Located on Market Street in the same area as the Solder’s Memorial, Scottrade Center and the Peabody Opera house is the St. Louis City Hall. Built between 1890 and 1893, City Hall was designed to reflect the Hotel de Ville, the City Hall of Paris and the Chateau de Chambord that is situated on the banks of France’s Loire River. Despite a few alterations in 1938, the building remains the way it was when first built. The building’s polluted exterior comes from the time when coal power was widely used in the city. The interior of city hall thought is much more pristine and well maintained. Due to its status and architecture, St. Louis City Hall has been designated a city landmark and is also eligible for placement on the National Register of Historic Places. The Hilton St. Louis Downtown and the Omni Majestic Hotel are the closest hotels to city hall.
As stated about, St. Louis City Hall was built between 1890 and 1893. The architectural firm Eckel and Mann won the contract to build city hall with their design that was to reflect the Hotel de Ville (City Hall of Paris) and the Chateau de Chambord. The main reason for building the new city hall was that by the 1890, the city’s municipal functions had outgrown the “City Barn” building that was in use at the time. After the bidding process, which saw 37 entries submitted, the firm of Eckel and Mann won the contract and proceeded with construction of the new city hall. The exterior of the building’s first story is made of Missouri pink granite which contrasts with pink-orange Roman brick and a buff color sandstone trim. The roof of city hall is made from burgundy-red clay tiles. The interior of city hall features a white marble rotunda, measuring about 100 feet square with a colored glass skylight above and a marble grand staircase that is opposite the main entrance.

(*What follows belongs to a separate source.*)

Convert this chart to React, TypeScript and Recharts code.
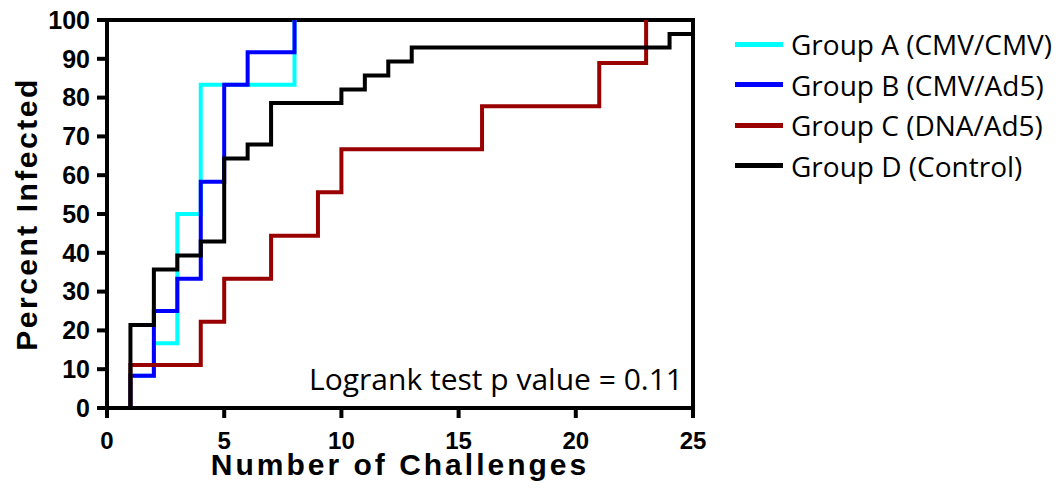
import {
  LineChart,
  Line,
  XAxis,
  YAxis,
  ReferenceArea,
  Legend,
} from "recharts";

// step points (challenge number, % infected)
const groupAX = [0, 1, 2, 3, 4, 8];
const groupAY = [0, 8.3, 16.7, 50, 83.3, 100];

const groupBX = [0, 1, 2, 3, 4, 5, 6, 8];
const groupBY = [0, 8.3, 25, 33.3, 58.3, 83.3, 91.7, 100];

const groupCX = [0, 1, 4, 5, 7, 9, 10, 16, 21, 23];
const groupCY = [0, 11.1, 22.2, 33.3, 44.4, 55.6, 66.7, 77.8, 88.9, 100];

const groupDX = [0, 1, 2, 3, 4, 5, 6, 7, 10, 11, 12, 13, 24, 25];
const groupDY = [0, 21.4, 35.7, 39.3, 42.9, 64.3, 67.9, 78.6, 82.1, 85.7, 89.3, 92.9, 96.4, 96.4];

const groupNames = [
  "Group A (CMV/CMV)",
  "Group B (CMV/Ad5)",
  "Group C (DNA/Ad5)",
  "Group D (Control)",
];
const groupColors = ["#00FFFF", "#0000FF", "#990000", "#000000"];

const xTicks = [0, 5, 10, 15, 20, 25];
const yTicks = [0, 10, 20, 30, 40, 50, 60, 70, 80, 90, 100];

const toPoints = (xs: number[], ys: number[]) => xs.map((x, i) => ({ x, y: ys[i] }));

const series = [
  toPoints(groupAX, groupAY),
  toPoints(groupBX, groupBY),
  toPoints(groupCX, groupCY),
  toPoints(groupDX, groupDY),
];

const axisFont = "'Liberation Sans', Arial, sans-serif";
const textFont = "'Open Sans', 'Noto Sans', sans-serif";

function LegendBox() {
  return (
    <div style={{ fontFamily: textFont, fontSize: 28, color: "#000" }}>
      {groupNames.map((name, i) => (
        <div key={name} style={{ display: "flex", alignItems: "center", height: 40.5 }}>
          <span
            style={{
              display: "inline-block",
              width: 48,
              height: 5,
              background: groupColors[i],
              marginRight: 8,
            }}
          />
          <span style={{ whiteSpace: "nowrap", lineHeight: "40px" }}>{name}</span>
        </div>
      ))}
    </div>
  );
}

export default function App() {
  return (
    <div style={{ position: "absolute", left: 0, top: 0, width: 1063, height: 493, background: "#fff" }}>
      <LineChart
        width={1063}
        height={493}
        margin={{ top: 20, right: 370, bottom: 0, left: 10 }}
      >
        <XAxis
          type="number"
          dataKey="x"
          domain={[0, 25]}
          ticks={xTicks}
          allowDataOverflow
          height={85}
          tickSize={10}
          tickMargin={14}
          axisLine={{ stroke: "#000", strokeWidth: 4 }}
          tickLine={{ stroke: "#000", strokeWidth: 4 }}
          tick={{ fill: "#000", fontSize: 24, fontWeight: "bold", fontFamily: axisFont }}
          label={{
            value: "Number of Challenges",
            position: "insideBottom",
            offset: 18,
            fill: "#000",
            fontSize: 30,
            fontWeight: "bold",
            fontFamily: axisFont,
            letterSpacing: 3,
          }}
        />
        <YAxis
          type="number"
          domain={[0, 100]}
          ticks={yTicks}
          width={97}
          tickSize={10}
          tickMargin={7}
          axisLine={{ stroke: "#000", strokeWidth: 4 }}
          tickLine={{ stroke: "#000", strokeWidth: 4 }}
          tick={{ fill: "#000", fontSize: 25, fontWeight: "bold", fontFamily: axisFont }}
          label={{
            value: "Percent Infected",
            position: "insideLeft",
            angle: -90,
            offset: 16,
            fill: "#000",
            fontSize: 30,
            fontWeight: "bold",
            fontFamily: axisFont,
            letterSpacing: 2.5,
            style: { textAnchor: "middle" },
          }}
        />
        <ReferenceArea
          x1={0}
          x2={25}
          y1={0}
          y2={100}
          fill="none"
          stroke="#000"
          strokeWidth={4}
          label={{
            value: "Logrank test p value = 0.11",
            position: "insideBottomRight",
            offset: 10,
            dy: -8,
            fill: "#000",
            fontSize: 30,
            fontFamily: textFont,
          }}
        />
        {series.map((pts, i) => (
          <Line
            key={groupNames[i]}
            data={pts}
            dataKey="y"
            name={groupNames[i]}
            type="stepAfter"
            stroke={groupColors[i]}
            strokeWidth={4}
            dot={false}
            activeDot={false}
            isAnimationActive={false}
          />
        ))}
        <Legend
          layout="vertical"
          align="center"
          verticalAlign="middle"
          wrapperStyle={{ left: 735, top: 24, width: 320, height: "auto" }}
          content={() => <LegendBox />}
        />
      </LineChart>
    </div>
  );
}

After its completion, City Hall would remain unchanged until 1938 when the central tower and lesser spires that were near each end of the façade on 12th Boulevard were removed due to structural problems. Apart from that, City Hall remains the way it was when it was opened in 1893. More recently, St. Louis City Hall was designated a city landmark by the St. Louis Landmarks Association due to its history and architecture and recently became eligible for placement on the Department of the Interior’s National Register of Historic Places for that same reason. While tours of City Hall are not available, one can still get a feel for the history and importance this building has played in the city’s history when walking past it or when on a tour of the city. As a side note: City Hall is available for wedding receptions and having post-ceremony photos taken as long as arrangements are made well in advance so there is no interference with city business that day.